O Brasil registrou 257 mortes violentas de pessoas LGBTQIAPN+ no último ano, tornando-se um dos países mais homotransfóbicos do mundo, segundo dados do Grupo Gay Bahia (GGB) - a mais antiga ONG LGBT+ da América Latina
Uma história para se libertar das amarras sociais
"Os dezembros da minha vida", de Pedro Lopes, narra a jornada de aceitação pessoal de quatro jovens gays no sul da Bahia na década de 1970
Qual o impacto de negar a própria identidade? Na pequena cidade fictícia de Itamarã, sul da Bahia, quatro amigos gays têm as trajetórias entrelaçadas por um pacto silencioso: esconder a orientação sexual. Em Os dezembros da minha vida, Carlos, Roberto, Elias e Abraão iniciam uma jornada emocional e de aceitação pessoal em meio ao preconceito e conservadorismo na década de 1970. Escrita pelo autor baiano Pedro Lopes, a obra ilustra um retrato sensível de uma juventude forçada a viver sob as sombras da mentira, mas também disposta a desafiar a realidade opressora da época.
Quando o quarteto descobre que a população da cidadezinha está espalhando fofocas a respeito das suas sexualidades, eles decidem tomar uma atitude drástica para despistar olhares desconfiados. Passam a aderir hábitos considerados sinônimos de masculinidade, como perder a virgindade em casas de prostituição, embriagar-se e arrumar brigas em bares. Em meio ao desespero de serem descobertos, a missão dos jovens se torna provar, a qualquer custo, que são “homens de verdade”.
Nas minhas reflexões, após sair da casa de Eduardo, reconheci efetivamente que eu sentia atração por homem, mas não tinha coragem de expor minha orientação sexual publicamente. Tudo bem. Assim como tantos outros homens, eu iria viver no armário.

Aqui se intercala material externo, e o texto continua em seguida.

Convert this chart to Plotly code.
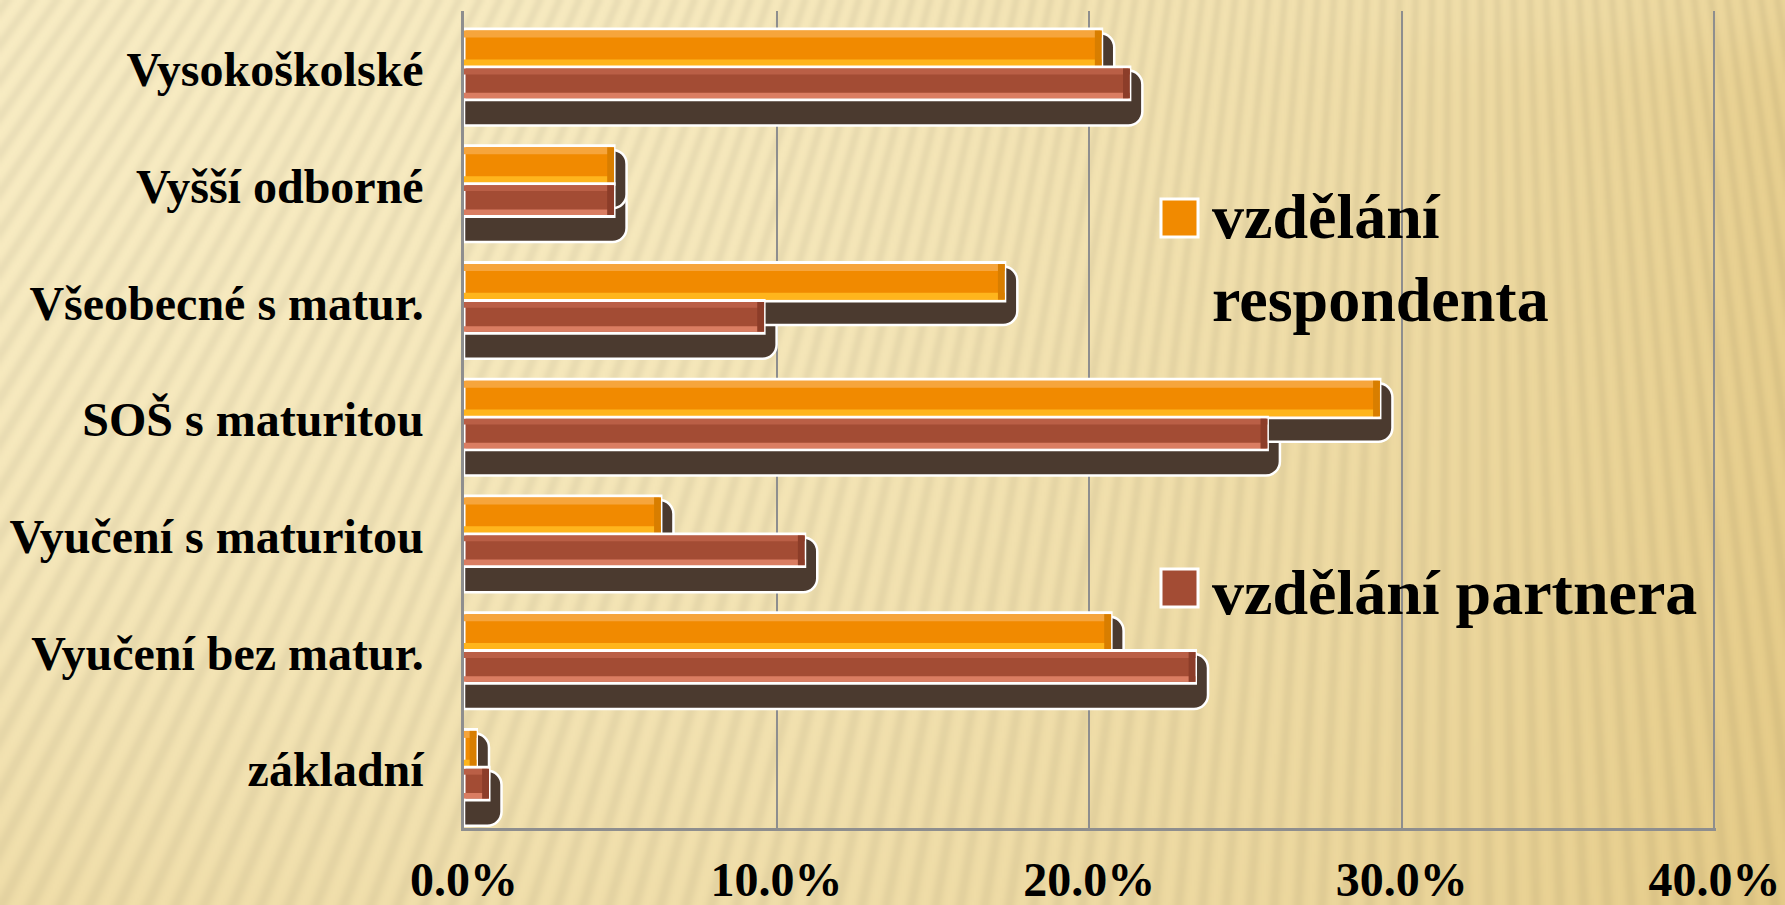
import base64
import struct
import zlib

import numpy as np
import plotly.graph_objects as go

# ---------------- data ----------------
categories = [
    "Vysokoškolské",
    "Vyšší odborné",
    "Všeobecné s matur.",
    "SOŠ s maturitou",
    "Vyučení s maturitou",
    "Vyučení bez matur.",
    "základní",
]
respondent = [20.4, 4.8, 17.3, 29.3, 6.3, 20.7, 0.4]
partner = [21.3, 4.8, 9.6, 25.7, 10.9, 23.4, 0.8]
series_names = ["vzdělání<br>respondenta", "vzdělání partnera"]
tick_values = [0, 10, 20, 30, 40]
tick_labels = [f"{v:.1f}%" for v in tick_values]

# ---------------- figure geometry / styles ----------------
W, H = 1785, 905
ML, MR, MT, MB = 464, 69, 11, 77
PW, PH = W - ML - MR, H - MT - MB

FONT = "Liberation Serif"
ORANGE = "#F18A00"
RED = "#A34C34"
SHADOW = "#4B3A2F"
GRID = "#8E8E8E"
SHADOW_SHIFT = 0.4  # horizontal shadow extension, in % units
BEVEL = 0.22        # width of the darker bar-end facet, in % units


# ---------------- background texture (generated PNG) ----------------
def make_background(w, h):
    yy, xx = np.mgrid[0:h, 0:w].astype(float)
    fx, fy = xx / w, yy / h
    vx, vy = 0.82 * w, -2.2 * h
    theta = np.arctan2(xx - vx, yy - vy)
    r = np.hypot(xx - vx, yy - vy)
    period = 10.5 / r.mean()
    s = 0.5 + 0.5 * np.cos(2 * np.pi * theta / period)
    s = s ** 1.5
    t = 0.12 + 0.62 * fx ** 2.4 + 0.32 * fy ** 2 * (1 - fx) + 0.12 * fy * fx
    t -= 0.10 * np.exp(-((fy - 0.0) / 0.06) ** 2) * np.clip((fx - 0.6) * 3, 0, 1)
    t = np.clip(t, 0, 1)
    light = np.array([251, 241, 204], float)
    dark = np.array([226, 197, 124], float)
    col = light * (1 - t[..., None]) + dark * t[..., None]
    col *= (1 - 0.05 * s)[..., None]
    return np.clip(col, 0, 255).astype(np.uint8)


def png_data_uri(arr):
    h, w, _ = arr.shape
    raw = np.concatenate([np.zeros((h, 1), np.uint8), arr.reshape(h, w * 3)], axis=1).tobytes()

    def chunk(tag, data):
        return (struct.pack(">I", len(data)) + tag + data
                + struct.pack(">I", zlib.crc32(tag + data) & 0xFFFFFFFF))

    ihdr = struct.pack(">IIBBBBB", w, h, 8, 2, 0, 0, 0)
    png = (b"\x89PNG\r\n\x1a\n" + chunk(b"IHDR", ihdr)
           + chunk(b"IDAT", zlib.compress(raw, 6)) + chunk(b"IEND", b""))
    return "data:image/png;base64," + base64.b64encode(png).decode()


bg_uri = png_data_uri(make_background(W // 2, H // 2))

# ---------------- traces ----------------
fig = go.Figure()


def add_bar(values, offset, width, color, line_w=0, radius=0, base=None):
    fig.add_trace(go.Bar(
        y=categories, x=values, base=base, orientation="h",
        offset=offset, width=width,
        marker=dict(color=color, cornerradius=radius,
                    line=dict(color="white", width=line_w)),
        showlegend=False, hoverinfo="skip",
    ))


def add_bevel(values, offset, width, color):
    bw = [min(BEVEL, v) for v in values]
    add_bar(bw, offset, width, color, base=[v - b for v, b in zip(values, bw)])


shadow_r = [v + SHADOW_SHIFT for v in partner]
shadow_o = [v + SHADOW_SHIFT for v in respondent]

add_bar(shadow_r, 0.01, 0.47, SHADOW, 2.5, 14)
add_bar(shadow_o, -0.31, 0.50, SHADOW, 2.5, 14)

add_bar(respondent, -0.345, 0.33, ORANGE, 3)
add_bar(respondent, -0.332, 0.06, "#F6A53C")
add_bar(respondent, -0.085, 0.058, "#FFB51C")
add_bevel(respondent, -0.332, 0.305, "#D87E00")

add_bar(partner, -0.02, 0.28, RED, 3)
add_bar(partner, -0.007, 0.05, "#BA5F46")
add_bar(partner, 0.2, 0.048, "#DA7D62")
add_bevel(partner, -0.007, 0.255, "#8C3D29")


# ---------------- legend (drawn as annotations + squares) ----------------
def px_x(px):
    return (px - ML) / PW


def px_y(py):
    return (H - MB - py) / PH


legend_colors = [ORANGE, RED]
legend_centers = [(218, 258), (588, 592)]
shapes = []
annotations = []
for name, color, (sq_y, tx_y) in zip(series_names, legend_colors, legend_centers):
    shapes.append(dict(
        type="rect", xref="paper", yref="paper",
        x0=px_x(1161), x1=px_x(1198), y0=px_y(sq_y + 19), y1=px_y(sq_y - 19),
        fillcolor=color, line=dict(color="white", width=3), layer="above",
    ))
    annotations.append(dict(
        text=f"<b>{name}</b>", xref="paper", yref="paper", x=px_x(1210), y=px_y(tx_y),
        xanchor="left", yanchor="middle", align="left", showarrow=False,
        font=dict(family=FONT, size=64, color="black"),
    ))

fig.update_layout(
    width=W, height=H,
    autosize=False,
    margin=dict(l=ML, r=MR, t=MT, b=MB, pad=0, autoexpand=False),
    paper_bgcolor="#EFDCA4",
    plot_bgcolor="rgba(0,0,0,0)",
    barmode="overlay",
    font=dict(family=FONT, color="black"),
    images=[dict(
        source=bg_uri, xref="paper", yref="paper",
        x=-ML / PW, y=1 + MT / PH, sizex=W / PW, sizey=H / PH,
        xanchor="left", yanchor="top", sizing="stretch", layer="below",
    )],
    shapes=shapes,
    annotations=annotations,
    xaxis=dict(
        range=[0, 40.05], tickvals=tick_values, ticktext=tick_labels,
        showgrid=True, gridcolor=GRID, gridwidth=2,
        showline=True, linecolor=GRID, linewidth=2.5,
        zeroline=False, ticks="", automargin=False, ticklabelstandoff=8,
        tickfont=dict(family=FONT, size=48, color="black", weight="bold"),
    ),
    yaxis=dict(
        type="category", categoryorder="array", categoryarray=categories,
        range=[6.5, -0.5], showgrid=False,
        showline=True, linecolor=GRID, linewidth=2.5,
        zeroline=False, ticks="", automargin=False, ticklabelstandoff=28,
        tickfont=dict(family=FONT, size=48, color="black", weight="bold"),
    ),
)

fig.write_html(
    "out.html",
    config={"displayModeBar": False},
    post_script="document.body.style.margin='0';document.body.style.overflow='hidden';",
)
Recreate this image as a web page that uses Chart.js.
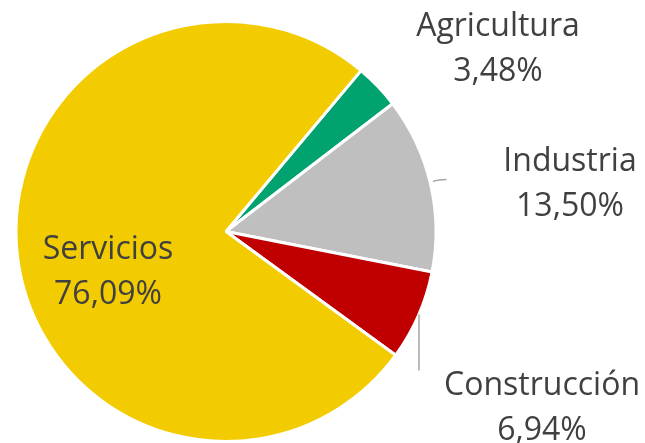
<!DOCTYPE html>
<html>
<head>
<meta charset="utf-8">
<script src="https://cdn.jsdelivr.net/npm/chart.js@4"></script>
<style>
  html, body { margin: 0; padding: 0; background: #fff; }
  #wrap { width: 645px; height: 443px; }
</style>
</head>
<body>
<div id="wrap"><canvas id="pie" width="645" height="443"></canvas></div>
<script>
const sectors = ['Agricultura', 'Industria', 'Construcción', 'Servicios'];
const shares = [3.48, 13.50, 6.94, 76.09];
const sectorColors = ['#00A36F', '#BFBFBF', '#C00000', '#F2CB00'];

// where each label block sits, relative to pie centre
const labelSpots = [
  { dx: 272, dy: -183 },
  { dx: 344, dy: -48 },
  { dx: 316, dy: 176 },
  { dx: -118, dy: 40 }
];

function fmt(v) {
  return v.toFixed(2).replace('.', ',') + '%';
}

const labelPlugin = {
  id: 'sectorLabels',
  afterDatasetsDraw(chart) {
    const c = chart.ctx;
    const arcs = chart.getDatasetMeta(0).data;
    const cx = arcs[0].x, cy = arcs[0].y, r = arcs[0].outerRadius;

    // leader lines
    c.save();
    c.strokeStyle = '#A6A6A6';
    c.lineWidth = 1.5;
    c.beginPath();
    c.moveTo(cx + r * 0.986, cy - 50);
    c.quadraticCurveTo(cx + r * 1.01, cy - 52, cx + r * 1.05, cy - 52);
    c.stroke();
    c.beginPath();
    c.moveTo(cx + 193, cy + 83);
    c.lineTo(cx + 193, cy + 139);
    c.stroke();
    c.restore();

    c.save();
    c.font = '32px "Open Sans"';
    c.fillStyle = '#404040';
    c.textAlign = 'center';
    c.textBaseline = 'middle';
    sectors.forEach((name, i) => {
      const p = labelSpots[i];
      c.fillText(name, cx + p.dx, cy + p.dy - 22);
      c.fillText(fmt(shares[i]), cx + p.dx, cy + p.dy + 23);
    });
    c.restore();
  }
};

new Chart(document.getElementById('pie'), {
  type: 'pie',
  data: {
    labels: sectors,
    datasets: [{
      data: shares,
      backgroundColor: sectorColors,
      borderColor: '#FFFFFF',
      borderWidth: 3
    }]
  },
  options: {
    responsive: false,
    animation: false,
    rotation: 40,
    layout: { padding: { left: 13, top: 20, right: 206, bottom: -3 } },
    plugins: {
      legend: { display: false },
      tooltip: { enabled: false }
    }
  },
  plugins: [labelPlugin]
});
</script>
</body>
</html>
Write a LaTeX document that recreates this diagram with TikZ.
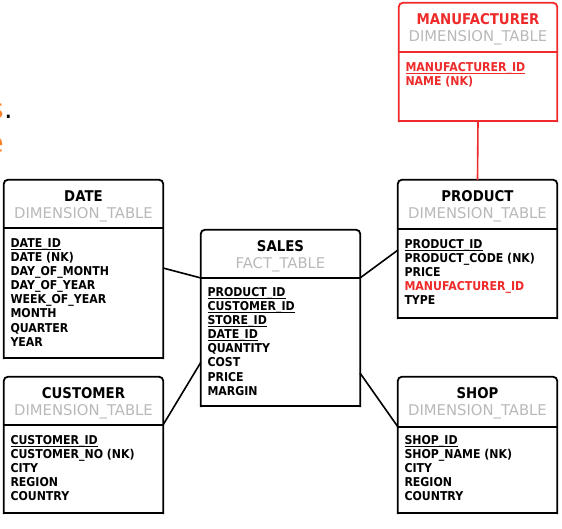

(Os dezembros da minha vida, p. 121)
Narrado por Carlos, em formato de um diário intimista, ele revisita dores do passado para explicar o presente dos protagonistas e retratar essas batalhas internas, com as quais tantos leitores poderão se identificar. A partir de uma narrativa crua e realista, embasada nas experiências do autor enquanto homem gay, o enredo escancara os sacrifícios realizados para enganar – e agradar – a sociedade, como as paixões reprimidas pelo medo, os casamentos de fachada e até as tentativas de suicídio.
Embora aborde as tristezas de uma vivência homossexual, Os dezembros da minha vida destaca principalmente o direito de ser feliz. Pedro Lopes estreia na ficção com um livro que faz refletir: em um mundo que ainda tenta silenciar vozes autênticas todos os dias, é importante assumir as rédeas da própria história e seguir sempre lutando por reconhecimento. Mais que tratar de temáticas LGBTQIAP+, esta obra abraça a bandeira da liberdade para acolher todas as pessoas que compartilham o desejo de se desprender das amarras sociais.
Pedro Lopes nasceu em Canavieiras, no litoral da Bahia, cenário que inspirou seu primeiro romance publicado, Os dezembros da minha vida. Além de escritor, ele é economista, mestre e doutor em Desenvolvimento Econômico pela Universidade Federal do Paraná (UFPR), e professor titular do Departamento de Economia da Universidade Estadual de Santa Cruz (UESC). Também publicou Páginas de MPB (2021), livro que analisa a música popular no Brasil.